Material:
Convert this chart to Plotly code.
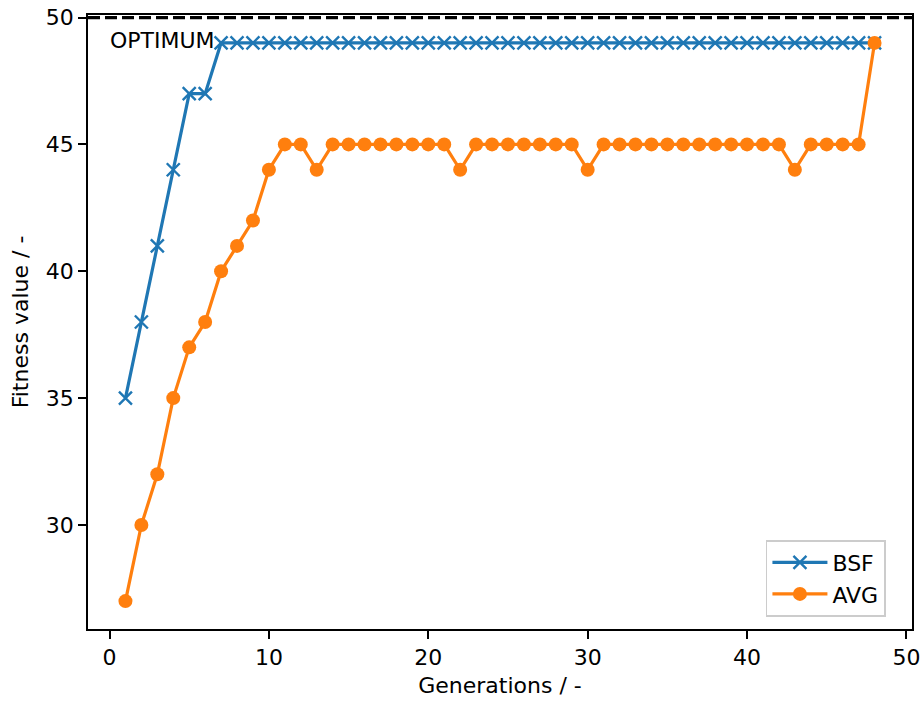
import plotly.graph_objects as go

generations = list(range(1, 49))
bsf = [35, 38, 41, 44, 47, 47] + [49] * 42
avg = [27, 30, 32, 35, 37, 38, 40, 41, 42, 44,
       45, 45, 44, 45, 45, 45, 45, 45, 45, 45,
       45, 44, 45, 45, 45, 45, 45, 45, 45, 44,
       45, 45, 45, 45, 45, 45, 45, 45, 45, 45,
       45, 45, 44, 45, 45, 45, 45, 49]
optimum = 50
x_ticks = [0, 10, 20, 30, 40, 50]
y_ticks = [30, 35, 40, 45, 50]

FONT = "DejaVu Sans"
FS = 22
fig = go.Figure()
fig.add_trace(go.Scatter(
    x=generations, y=bsf, mode="lines+markers", name="BSF",
    line=dict(color="#1f77b4", width=3.2),
    marker=dict(symbol="x-thin", size=13, line=dict(color="#1f77b4", width=2.4)),
))
fig.add_trace(go.Scatter(
    x=generations, y=avg, mode="lines+markers", name="AVG",
    line=dict(color="#ff7f0e", width=3.2),
    marker=dict(symbol="circle", size=14, color="#ff7f0e"),
))
fig.add_shape(type="line", xref="paper", yref="y", x0=0, x1=1, y0=optimum, y1=optimum,
              line=dict(color="black", width=3.2, dash="12px,5px"))
fig.add_annotation(x=0, y=49.1, xref="x", yref="y", text="OPTIMUM", showarrow=False,
                   xanchor="left", yanchor="middle", xshift=-2,
                   font=dict(family=FONT, size=FS, color="black"))

fig.update_layout(
    width=920, height=702,
    margin=dict(l=88, r=8, t=15, b=73),
    paper_bgcolor="white", plot_bgcolor="white",
    font=dict(family=FONT, size=FS, color="black"),
    showlegend=True,
    legend=dict(x=0.968, y=0.02, xanchor="right", yanchor="bottom",
                bgcolor="rgba(255,255,255,0.9)", bordercolor="#cccccc", borderwidth=1.8,
                font=dict(family=FONT, size=FS), itemwidth=55, tracegroupgap=2),
)
fig.update_xaxes(
    range=[-1.35, 50.35], tickvals=x_ticks, ticktext=[str(v) for v in x_ticks],
    showgrid=False, zeroline=False, showline=True, linecolor="black", linewidth=1.8,
    mirror=True, ticks="outside", ticklen=8, tickwidth=1.8, tickcolor="black",
    tickfont=dict(family=FONT, size=FS), automargin=False, ticklabeloverflow="allow",
    title=dict(text="Generations / -", font=dict(family=FONT, size=FS), standoff=8),
)
fig.update_yaxes(
    range=[25.9, 50.1], tickvals=y_ticks, ticktext=[str(v) for v in y_ticks],
    showgrid=False, zeroline=False, showline=True, linecolor="black", linewidth=1.8,
    mirror=True, ticks="outside", ticklen=8, tickwidth=1.8, tickcolor="black",
    tickfont=dict(family=FONT, size=FS), automargin=False, ticklabeloverflow="allow",
    title=dict(text="Fitness value / -", font=dict(family=FONT, size=FS), standoff=11),
)
# remove the default 8px page margin so the figure fills the window exactly
fig.write_html("out.html", config={"displayModeBar": False},
               post_script="document.body.style.margin='0';")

Goal of the exercise: Leaving the pictures aside, transcribe the entire listing exactly.

Final result:
Convert this chart to Plotly code.
import plotly.graph_objects as go

generations = list(range(1, 49))
bsf = [35, 38, 41, 44, 47, 47] + [49] * 42
avg = [27, 30, 32, 35, 37, 38, 40, 41, 42, 44,
       45, 45, 44, 45, 45, 45, 45, 45, 45, 45,
       45, 44, 45, 45, 45, 45, 45, 45, 45, 44,
       45, 45, 45, 45, 45, 45, 45, 45, 45, 45,
       45, 45, 44, 45, 45, 45, 45, 49]
optimum = 50
x_ticks = [0, 10, 20, 30, 40, 50]
y_ticks = [30, 35, 40, 45, 50]

FONT = "DejaVu Sans"
FS = 22
fig = go.Figure()
fig.add_trace(go.Scatter(
    x=generations, y=bsf, mode="lines+markers", name="BSF",
    line=dict(color="#1f77b4", width=3.2),
    marker=dict(symbol="x-thin", size=13, line=dict(color="#1f77b4", width=2.4)),
))
fig.add_trace(go.Scatter(
    x=generations, y=avg, mode="lines+markers", name="AVG",
    line=dict(color="#ff7f0e", width=3.2),
    marker=dict(symbol="circle", size=14, color="#ff7f0e"),
))
fig.add_shape(type="line", xref="paper", yref="y", x0=0, x1=1, y0=optimum, y1=optimum,
              line=dict(color="black", width=3.2, dash="12px,5px"))
fig.add_annotation(x=0, y=49.1, xref="x", yref="y", text="OPTIMUM", showarrow=False,
                   xanchor="left", yanchor="middle", xshift=-2,
                   font=dict(family=FONT, size=FS, color="black"))

fig.update_layout(
    width=920, height=702,
    margin=dict(l=88, r=8, t=15, b=73),
    paper_bgcolor="white", plot_bgcolor="white",
    font=dict(family=FONT, size=FS, color="black"),
    showlegend=True,
    legend=dict(x=0.968, y=0.02, xanchor="right", yanchor="bottom",
                bgcolor="rgba(255,255,255,0.9)", bordercolor="#cccccc", borderwidth=1.8,
                font=dict(family=FONT, size=FS), itemwidth=55, tracegroupgap=2),
)
fig.update_xaxes(
    range=[-1.35, 50.35], tickvals=x_ticks, ticktext=[str(v) for v in x_ticks],
    showgrid=False, zeroline=False, showline=True, linecolor="black", linewidth=1.8,
    mirror=True, ticks="outside", ticklen=8, tickwidth=1.8, tickcolor="black",
    tickfont=dict(family=FONT, size=FS), automargin=False, ticklabeloverflow="allow",
    title=dict(text="Generations / -", font=dict(family=FONT, size=FS), standoff=8),
)
fig.update_yaxes(
    range=[25.9, 50.1], tickvals=y_ticks, ticktext=[str(v) for v in y_ticks],
    showgrid=False, zeroline=False, showline=True, linecolor="black", linewidth=1.8,
    mirror=True, ticks="outside", ticklen=8, tickwidth=1.8, tickcolor="black",
    tickfont=dict(family=FONT, size=FS), automargin=False, ticklabeloverflow="allow",
    title=dict(text="Fitness value / -", font=dict(family=FONT, size=FS), standoff=11),
)
# remove the default 8px page margin so the figure fills the window exactly
fig.write_html("out.html", config={"displayModeBar": False},
               post_script="document.body.style.margin='0';")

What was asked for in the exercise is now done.